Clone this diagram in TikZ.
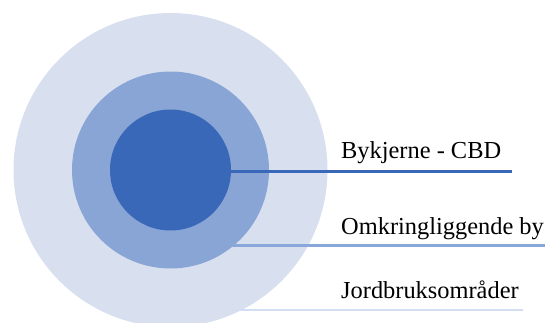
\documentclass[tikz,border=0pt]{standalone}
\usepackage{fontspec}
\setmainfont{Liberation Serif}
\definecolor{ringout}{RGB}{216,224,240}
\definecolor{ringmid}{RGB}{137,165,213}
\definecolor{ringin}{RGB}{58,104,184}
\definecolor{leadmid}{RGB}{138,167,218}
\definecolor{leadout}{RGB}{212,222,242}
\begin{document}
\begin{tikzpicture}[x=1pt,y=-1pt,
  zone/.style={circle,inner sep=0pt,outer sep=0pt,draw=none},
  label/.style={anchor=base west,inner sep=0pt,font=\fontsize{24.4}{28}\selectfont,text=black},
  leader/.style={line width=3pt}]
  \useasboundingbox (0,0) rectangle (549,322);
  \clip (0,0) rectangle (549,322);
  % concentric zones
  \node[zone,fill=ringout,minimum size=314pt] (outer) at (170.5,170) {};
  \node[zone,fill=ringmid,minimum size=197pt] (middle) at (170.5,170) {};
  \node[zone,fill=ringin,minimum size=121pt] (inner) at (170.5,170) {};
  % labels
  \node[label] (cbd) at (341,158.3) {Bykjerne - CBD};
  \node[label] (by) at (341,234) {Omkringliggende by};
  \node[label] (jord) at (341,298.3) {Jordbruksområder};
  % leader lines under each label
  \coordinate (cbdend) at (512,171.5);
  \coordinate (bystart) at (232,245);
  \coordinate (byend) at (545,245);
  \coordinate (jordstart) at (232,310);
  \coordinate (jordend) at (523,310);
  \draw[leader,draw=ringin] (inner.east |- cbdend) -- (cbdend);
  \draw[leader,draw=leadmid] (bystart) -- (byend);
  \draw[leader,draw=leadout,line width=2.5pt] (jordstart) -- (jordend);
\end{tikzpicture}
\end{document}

━━━━━━━━━━

GIVEN PROBLEM: Return the material word for word. Pictures are not part of the copy.

REPLY:
Clone this diagram in TikZ.
\documentclass[tikz,border=0pt]{standalone}
\usepackage{fontspec}
\setmainfont{Liberation Serif}
\definecolor{ringout}{RGB}{216,224,240}
\definecolor{ringmid}{RGB}{137,165,213}
\definecolor{ringin}{RGB}{58,104,184}
\definecolor{leadmid}{RGB}{138,167,218}
\definecolor{leadout}{RGB}{212,222,242}
\begin{document}
\begin{tikzpicture}[x=1pt,y=-1pt,
  zone/.style={circle,inner sep=0pt,outer sep=0pt,draw=none},
  label/.style={anchor=base west,inner sep=0pt,font=\fontsize{24.4}{28}\selectfont,text=black},
  leader/.style={line width=3pt}]
  \useasboundingbox (0,0) rectangle (549,322);
  \clip (0,0) rectangle (549,322);
  % concentric zones
  \node[zone,fill=ringout,minimum size=314pt] (outer) at (170.5,170) {};
  \node[zone,fill=ringmid,minimum size=197pt] (middle) at (170.5,170) {};
  \node[zone,fill=ringin,minimum size=121pt] (inner) at (170.5,170) {};
  % labels
  \node[label] (cbd) at (341,158.3) {Bykjerne - CBD};
  \node[label] (by) at (341,234) {Omkringliggende by};
  \node[label] (jord) at (341,298.3) {Jordbruksområder};
  % leader lines under each label
  \coordinate (cbdend) at (512,171.5);
  \coordinate (bystart) at (232,245);
  \coordinate (byend) at (545,245);
  \coordinate (jordstart) at (232,310);
  \coordinate (jordend) at (523,310);
  \draw[leader,draw=ringin] (inner.east |- cbdend) -- (cbdend);
  \draw[leader,draw=leadmid] (bystart) -- (byend);
  \draw[leader,draw=leadout,line width=2.5pt] (jordstart) -- (jordend);
\end{tikzpicture}
\end{document}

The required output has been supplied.